= Toas =

Toas are small composite and painted artifacts made by members of the Diyari and collected by Lutheran Missionary Johann Reuther at the Killalpaninna Mission in South Australia beginning in 1904.

Reuther claimed they were used as 'signposts' on vacating a camp to tell those following where they had gone. Each toas thus represented a particular place, by way of its carved shape and painted detail. In 1906 Reuther retired from the mission and sold 385 toas to the South Australian Museum (images of toas) for £400. They probably have more in common with 'marker pegs' than message sticks.

The toas combined Aboriginal and European technologies and were made within a frontier context at the mission. They often used gypsum as substrate for painting and incorporating object such as shells, gypsum paste also hid European methods of joining pieces of wood which provided the armature. Gypsum was often used in Aboriginal mourning ceremonies.

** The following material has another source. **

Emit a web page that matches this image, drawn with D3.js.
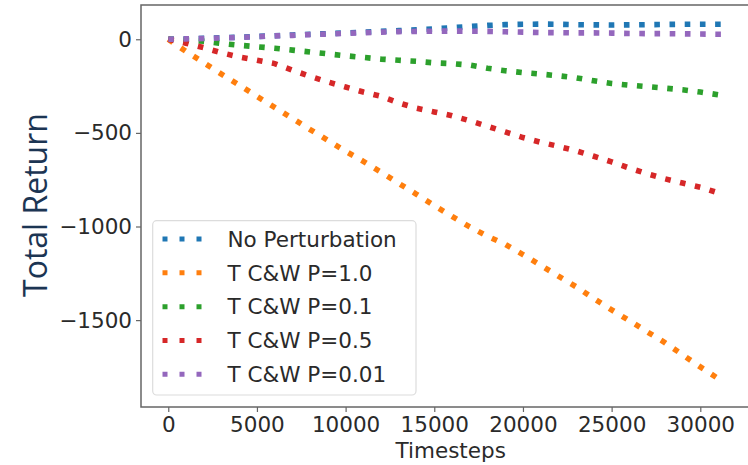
<!DOCTYPE html>
<html>
<head>
<meta charset="utf-8">
<script src="https://cdn.jsdelivr.net/npm/d3@7/dist/d3.min.js"></script>
<style>
  html, body { margin: 0; padding: 0; background: #fff; }
  svg { display: block; }
</style>
</head>
<body>
<svg id="chart" width="748" height="465"></svg>
<script>
// Shared timestep grid for every run
const timesteps = [0, 1000, 2000, 3000, 4000, 5000, 6000, 7000, 8000, 9000, 10000,
  11000, 12000, 13000, 14000, 15000, 16000, 17000, 18000, 19000, 20000,
  21000, 22000, 23000, 24000, 25000, 26000, 27000, 28000, 29000, 30000, 31000, 31300];

const noPerturbation = [0, 2, 5, 8, 11, 15, 19, 23, 27, 30, 34,
  38, 42, 46, 50, 56, 62, 68, 74, 78, 80,
  81, 80, 78, 77, 76, 77, 78, 79, 80, 80, 80, 80];

const cwP10 = [0, -65, -125, -186, -245, -305, -364, -423, -482, -540, -598,
  -652, -710, -770, -828, -888, -946, -1002, -1052, -1095, -1150,
  -1207, -1265, -1322, -1385, -1445, -1503, -1562, -1620, -1685, -1750, -1812, -1834];

const cwP01 = [0, -5, -11, -22, -32, -40, -48, -58, -68, -78, -88,
  -97, -106, -112, -118, -126, -130, -138, -155, -168, -178,
  -186, -195, -206, -222, -236, -245, -253, -261, -270, -282, -296, -303];

const cwP05 = [0, -21, -45, -72, -95, -112, -130, -165, -198, -228, -255,
  -282, -305, -340, -368, -388, -408, -435, -465, -495, -525,
  -550, -572, -596, -625, -655, -688, -718, -745, -768, -790, -820, -832];

const cwP001 = [0, 2, 4, 7, 10, 14, 18, 21, 25, 28, 32,
  35, 38, 41, 42, 43, 44, 43, 42, 40, 38,
  36, 35, 34, 34, 33, 31, 30, 30, 29, 28, 27, 27];

const seriesNames = ["No Perturbation", "T C&W P=1.0", "T C&W P=0.1", "T C&W P=0.5", "T C&W P=0.01"];
const seriesValues = [noPerturbation, cwP10, cwP01, cwP05, cwP001];
const seriesColors = ["#1f77b4", "#ff7f0e", "#2ca02c", "#d62728", "#9467bd"];

const xTicks = [0, 5000, 10000, 15000, 20000, 25000, 30000];
const yTicks = [0, -500, -1000, -1500];

const svg = d3.select("#chart");
const frame = { left: 141, top: 5, right: 753, bottom: 407 };

const x = d3.scaleLinear().domain([-1560, 33000]).range([140.6, 753.5]);
const y = d3.scaleLinear().domain([-1964, 183]).range([407, 5]);

const tickFont = "'DejaVu Sans', sans-serif";
const fontSize = 21.5;
const textColor = "#2a2a2a";

// Dotted return curves
const line = d3.line()
  .x((d, i) => x(timesteps[i]))
  .y(d => y(d));

const plot = svg.append("g");
seriesValues.forEach((vals, k) => {
  plot.append("path")
    .datum(vals)
    .attr("d", line)
    .attr("fill", "none")
    .attr("stroke", seriesColors[k])
    .attr("stroke-width", 5.6)
    .attr("stroke-dasharray", "5.6,9.6")
    .attr("stroke-linecap", "butt");
});

// Frame
svg.append("rect")
  .attr("x", frame.left).attr("y", frame.top)
  .attr("width", frame.right - frame.left)
  .attr("height", frame.bottom - frame.top)
  .attr("fill", "none")
  .attr("stroke", "#666")
  .attr("stroke-width", 1.5);

// Axes
const xAxis = d3.axisBottom(x).tickValues(xTicks).tickSize(5).tickPadding(5)
  .tickFormat(d => String(d));
const gx = svg.append("g").attr("transform", `translate(0,${frame.bottom})`).call(xAxis);
gx.select(".domain").remove();
gx.selectAll(".tick line").attr("stroke", "#666").attr("stroke-width", 1.2);
gx.selectAll(".tick text")
  .attr("font-family", tickFont).attr("font-size", fontSize).attr("fill", textColor);

const yAxis = d3.axisLeft(y).tickValues(yTicks).tickSize(5).tickPadding(4)
  .tickFormat(d => d < 0 ? "\u2212" + Math.abs(d) : String(d));
const gy = svg.append("g").attr("transform", `translate(${frame.left},0)`).call(yAxis);
gy.select(".domain").remove();
gy.selectAll(".tick line").attr("stroke", "#666").attr("stroke-width", 1.2);
gy.selectAll(".tick text")
  .attr("font-family", tickFont).attr("font-size", fontSize).attr("fill", textColor);

// Axis titles
svg.append("text")
  .attr("x", 450.7).attr("y", 457.5)
  .attr("text-anchor", "middle")
  .attr("font-family", tickFont).attr("font-size", fontSize).attr("fill", textColor)
  .text("Timesteps");

svg.append("text")
  .attr("transform", "translate(47,205) rotate(-90)")
  .attr("text-anchor", "middle")
  .attr("font-family", "'Open Sans', sans-serif").attr("font-size", 32)
  .attr("fill", "#1c3553")
  .text("Total Return");

// Legend
const legend = svg.append("g");
legend.append("rect")
  .attr("x", 152.7).attr("y", 220.7)
  .attr("width", 263.3).attr("height", 174.3)
  .attr("rx", 4)
  .attr("fill", "#fff").attr("fill-opacity", 0.85)
  .attr("stroke", "#dcdcdc").attr("stroke-width", 1.2);

const rowY = d3.scaleLinear().domain([0, 4]).range([239, 374.3]);
seriesNames.forEach((name, k) => {
  const cy = rowY(k);
  legend.append("line")
    .attr("x1", 162.5).attr("x2", 201.5)
    .attr("y1", cy).attr("y2", cy)
    .attr("stroke", seriesColors[k])
    .attr("stroke-width", 5)
    .attr("stroke-dasharray", "5,12");
  legend.append("text")
    .attr("x", 227.5).attr("y", cy + 7.8)
    .attr("font-family", tickFont).attr("font-size", fontSize).attr("fill", textColor)
    .text(name);
});
</script>
</body>
</html>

While there is no doubt the manufacture and form of the toas are Aboriginal and that they mythologically encode place names, it is suggested that they were made at the mission in response to an easy supply of surplus gypsum and the active interest of an inquiring German missionary. As such they are now regarded as precursors of the Western Desert Painting Movement.

The origin of the word toas for these objects is probably an idiosyncratic usage by Reuther, perhaps in a mission pidgin, extending terms (from the Bilatapa language as well as of Diyari) which imply burying, covering up, inserting, or sticking into the ground.

Less generous commentators have said that Reuther was just setting himself up with an exit fund by supplying authentic Aboriginal artefacts to an under-supplied market.

The names of those who may have had a role in producing the toas are Petrus or Peter Pinnaru, Emil Kintalakadi, Elias Palkalinna (Diari), Elisha Tjerkalina (Diari), Andreas Dibana, Johannes Pingilina (Diari), Moses (Tirari), Titus (Diari) and Joseph Ngantajlina (Diari Lake Hope).

A contemporary artist re-envisioning the toas is Irene Kemp.